We like flowers. Yes foliage and form are important in the garden. Of course they are but for us, they are the backdrop for flowers not an end in themselves. We prefer to be surrounded by colour.

I may have been listening to the Rolling Stones “She’s a Rainbow’ for a touch of nostalgia. I mention this in case you want a sound track for this post.

ROY G BIV as many of us learned in our childhood.

Tamarillos ripening on the bush

For red, may I give you the tamarillo plant – self-seeded but cropping very generously. It is another of those fruits from South America that we have taken over. Botanically Solanum betaceum, some of us are old enough to remember when they were still called tree tomatoes. True to form, it was a New Zealander who dreamed up the name tamarillo back in the late 1960s. I did not know until now that the wild forms are commonly yellow or purple and the red form we regard as the norm is another NZ creation dating back to the 1920s. I feel we may have hijacked this fruit in a manner similar to the kiwifruit which is actually Chinese. So now you know, too.

There were many other reds including camellias, vireya rhododendrons and the eyecatching red seedheads of both the arisaemas and clivias but I will stay the course with just the tamarillo.

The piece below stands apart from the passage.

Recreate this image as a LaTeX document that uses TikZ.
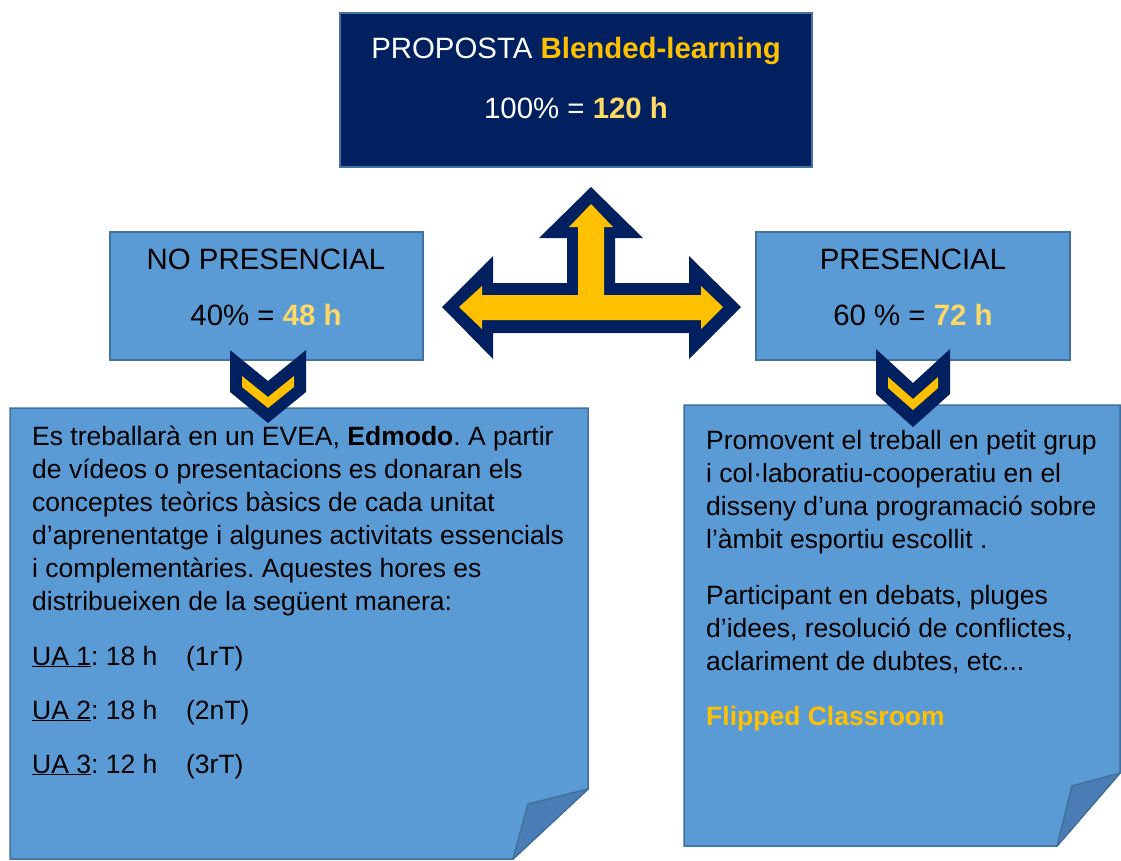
\documentclass[tikz,border=0pt]{standalone}
\usepackage{fontspec}
\setmainfont{Liberation Sans}
\usepackage{tikz}
\usetikzlibrary{positioning}
\frenchspacing
\definecolor{navy}{HTML}{002060}
\definecolor{boxblue}{HTML}{5B9BD5}
\definecolor{edgeblue}{HTML}{41719C}
\definecolor{foldblue}{HTML}{4A7DB5}
\definecolor{gold}{HTML}{FFC000}
\definecolor{paleyellow}{HTML}{FFD966}
\tikzset{headtext/.style = {anchor=base, inner sep=0, font=\fontsize{29.4}{35}\selectfont}}
\tikzset{notetext/.style = {anchor=base west, inner sep=0, align=left, font=\fontsize{26.5}{33}\selectfont}}
\tikzset{bluebox/.style = {fill=boxblue, draw=edgeblue, line width=1.5}}
\tikzset{foldpart/.style = {fill=foldblue, draw=edgeblue, line width=1.5, line join=round}}

\begin{document}
\begin{tikzpicture}[x=1pt, y=-1pt]
        \useasboundingbox (0,0) rectangle (1121,860);
        % heading boxes
        \filldraw [fill=navy, draw=edgeblue, line width=1.5] (340,13) rectangle (812,167);
        \filldraw [bluebox] (110,232) rectangle (423,360);
        \filldraw [bluebox] (756,232) rectangle (1070,360);
        % notes with folded corner
        \filldraw [bluebox] (10,408) -- (588,408) -- (588,789) -- (513,859) -- (10,859) -- cycle;
        \filldraw [foldpart] (588,789) -- (528,804) -- (513,859) -- cycle;
        \filldraw [bluebox] (684,405) -- (1120,405) -- (1120,773) -- (1057,846) -- (684,846) -- cycle;
        \filldraw [foldpart] (1120,773) -- (1072,786) -- (1057,846) -- cycle;
        % three-way arrow
        \fill [navy] (591,187) -- (643,238) -- (615,238) -- (615,283) -- (689,283) -- (689,256) -- (741,307)
            -- (689,359) -- (689,333) -- (493,333) -- (493,359) -- (442,307) -- (493,256) -- (493,283)
            -- (567,283) -- (567,238) -- (539,238) -- cycle;
        \fill [gold] (591,204) -- (613,227) -- (604,227) -- (604,295) -- (701,295) -- (701,286) -- (723,307)
            -- (701,329) -- (701,320) -- (482,320) -- (482,329) -- (459,307) -- (482,286) -- (482,295)
            -- (578,295) -- (578,227) -- (569,227) -- cycle;
        % chevrons
        \fill [navy] (230,350) -- (268,381) -- (306,350) -- (306,392) -- (268,423) -- (230,392) -- cycle;
        \fill [gold] (242,376) -- (268,397) -- (294,376) -- (294,387) -- (268,408) -- (242,387) -- cycle;
        \fill [navy] (876,349) -- (913,383) -- (950,349) -- (950,394) -- (913,427) -- (876,394) -- cycle;
        \fill [gold] (888,377) -- (913,399) -- (938,377) -- (938,388) -- (913,410) -- (888,388) -- cycle;
        % texts (base anchor of a multi-line node = last line)
        \node [headtext, white] (proptitle) at (576,58) {PROPOSTA \textbf{\color{gold}Blended-learning}};
        \node [headtext, white] (prophours) at (576,118) {100\% = \textbf{\color{paleyellow}120 h}};
        \node [headtext] (nopres) at (266,269) {NO PRESENCIAL};
        \node [headtext] (nopreshours) at (266,325) {40\% = \textbf{\color{paleyellow}48 h}};
        \node [headtext] (pres) at (913,269) {PRESENCIAL};
        \node [headtext] (preshours) at (913,325) {60 \% = \textbf{\color{paleyellow}72 h}};
        \node [notetext] (evea) at (32,610) {Es treballarà en un EVEA, \textbf{Edmodo}. A partir\\
            de vídeos o presentacions es donaran els\\
            conceptes teòrics bàsics de cada unitat\\
            d’aprenentatge i algunes activitats essencials\\
            i complementàries. Aquestes hores es\\
            distribueixen de la següent manera:};
        \node [notetext] (uaone) at (32,665) {\makebox[154pt][l]{\underline{UA 1}: 18 h}(1rT)};
        \node [notetext] (uatwo) at (32,719) {\makebox[154pt][l]{\underline{UA 2}: 18 h}(2nT)};
        \node [notetext] (uathree) at (32,773) {\makebox[154pt][l]{\underline{UA 3}: 12 h}(3rT)};
        \node [notetext] (grup) at (706,548) {Promovent el treball en petit grup\\
            i col·laboratiu-cooperatiu en el\\
            disseny d’una programació sobre\\
            l’àmbit esportiu escollit .};
        \node [notetext] (debats) at (706,670) {Participant en debats, pluges\\
            d’idees, resolució de conflictes,\\
            aclariment de dubtes, etc...};
        \node [notetext, gold] (flipped) at (706,725) {\textbf{Flipped Classroom}};
    \end{tikzpicture}
\end{document}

Orange – it was a close-run thing with the kniphofia (red hot pokers) and the nandina berries but for a big hit of orange, it is impossible to beat the mandarin tree. Okay, so the photo of the tui in the mandarin tree with the starburst of Cordyline australis ‘Albertii’ is an old image but it is still one I love and have so far failed to capture again since I upgraded my camera.

 

Yellow I will give to the kniphofia. This one, Mark retrieved from one of our fenced shelter belts where a neighbour had been dumping his garden rubbish so that was a find. I like the clarity of the yellow as a garden plant, maybe even more than the orange forms.

Green. Where to start? In our climate we are green all year round. Not for us the white of snowbound winters, nor the unrelenting grey of climates where the sunshine hours plummet in winter and the sun barely rises over the horizon. Nor the soft beige-golden tones of a dry climate like Canberra. We are verdant green all year round. It is why dairying is so successful in this area. You are meant to be looking at the green lawn, not the late flowering of Nerine bowdeni. Unlike colder and drier climates, lawnmowing continues all year round here, though once a fortnight suffices on the house lawns in mid winter.

Some scilla, or squill, with a ratio of foliage to flower that is too high to make it a great garden plant

I struggled somewhat with the blue, indigo and violet end of the rainbow colours. Much as I love blues in the garden, there aren’t too many at this time of the year and it seemed a bit taunting to feature our blue-as-blue winter sky on a sunny day. Instead, one of the early scillas is already in flower. It is one of the obscure species where the foliage to flower ratio is somewhat too high. I once unravelled the different species we grow but failed to commit the details to memory. I failed even to remember where I recorded the details. I see there are anything up to 90 different scilla species and all I can say is that a fair few of them seem to be more showy than this one.

Indigo – just the ajuga which is perhaps an under-rated groundcover for woodland areas. The deep blue is a bonus with the dark burgundy foliage. What is indigo even doing as a colour of the rainbow when you think about it?

And finally to violet and while I entertained the violet hues of the stokesia that flowers all year round for us, I settled on a bromeliad with an indubitably lilac centre at this time of the season. Is it a neoreglia? Feel free to correct me. Bromeliads are not my forte.

Confining myself to the rainbow hues left out all the pink and white blooms. We have a lot of pink and white in mid-winter but my foray into the pretty world of marshmallow tones will have to wait for another week. I may buy a packet of marshmallows to focus my thoughts on this very topic. I can not think that I have bought marshmallows since our children grew past the age of toasting them over a fire and that is a long time ago.

A midwinter view from an upstairs window. Azaleas, a vireya rhododendron, cyclamen and herbaceous begonia all in flower and camellias coming into bloom.